■ Work to complete:
Repeat the lines that follow, leaving nothing out.
── Supplied material ──
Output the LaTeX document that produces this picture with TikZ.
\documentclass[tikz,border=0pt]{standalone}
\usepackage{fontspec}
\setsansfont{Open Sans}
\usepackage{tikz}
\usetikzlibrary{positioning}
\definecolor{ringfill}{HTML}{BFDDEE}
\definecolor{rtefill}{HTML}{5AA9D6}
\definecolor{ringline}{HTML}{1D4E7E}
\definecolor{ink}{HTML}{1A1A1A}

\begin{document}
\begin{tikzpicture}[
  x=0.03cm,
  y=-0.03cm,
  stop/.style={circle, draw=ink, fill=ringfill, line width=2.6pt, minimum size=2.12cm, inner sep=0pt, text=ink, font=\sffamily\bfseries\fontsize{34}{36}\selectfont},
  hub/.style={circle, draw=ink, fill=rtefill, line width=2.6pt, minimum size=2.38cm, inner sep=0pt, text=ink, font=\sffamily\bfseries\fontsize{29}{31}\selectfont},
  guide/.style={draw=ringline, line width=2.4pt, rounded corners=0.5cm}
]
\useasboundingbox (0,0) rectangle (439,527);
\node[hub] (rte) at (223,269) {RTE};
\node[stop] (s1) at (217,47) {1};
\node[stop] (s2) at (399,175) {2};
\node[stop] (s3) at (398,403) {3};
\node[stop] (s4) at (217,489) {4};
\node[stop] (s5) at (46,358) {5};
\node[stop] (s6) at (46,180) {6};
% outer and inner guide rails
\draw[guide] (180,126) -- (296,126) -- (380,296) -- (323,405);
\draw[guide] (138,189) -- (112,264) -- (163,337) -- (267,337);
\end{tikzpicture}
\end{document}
───
■ Response:
Output the LaTeX document that produces this picture with TikZ.
\documentclass[tikz,border=0pt]{standalone}
\usepackage{fontspec}
\setsansfont{Open Sans}
\usepackage{tikz}
\usetikzlibrary{positioning}
\definecolor{ringfill}{HTML}{BFDDEE}
\definecolor{rtefill}{HTML}{5AA9D6}
\definecolor{ringline}{HTML}{1D4E7E}
\definecolor{ink}{HTML}{1A1A1A}

\begin{document}
\begin{tikzpicture}[
  x=0.03cm,
  y=-0.03cm,
  stop/.style={circle, draw=ink, fill=ringfill, line width=2.6pt, minimum size=2.12cm, inner sep=0pt, text=ink, font=\sffamily\bfseries\fontsize{34}{36}\selectfont},
  hub/.style={circle, draw=ink, fill=rtefill, line width=2.6pt, minimum size=2.38cm, inner sep=0pt, text=ink, font=\sffamily\bfseries\fontsize{29}{31}\selectfont},
  guide/.style={draw=ringline, line width=2.4pt, rounded corners=0.5cm}
]
\useasboundingbox (0,0) rectangle (439,527);
\node[hub] (rte) at (223,269) {RTE};
\node[stop] (s1) at (217,47) {1};
\node[stop] (s2) at (399,175) {2};
\node[stop] (s3) at (398,403) {3};
\node[stop] (s4) at (217,489) {4};
\node[stop] (s5) at (46,358) {5};
\node[stop] (s6) at (46,180) {6};
% outer and inner guide rails
\draw[guide] (180,126) -- (296,126) -- (380,296) -- (323,405);
\draw[guide] (138,189) -- (112,264) -- (163,337) -- (267,337);
\end{tikzpicture}
\end{document}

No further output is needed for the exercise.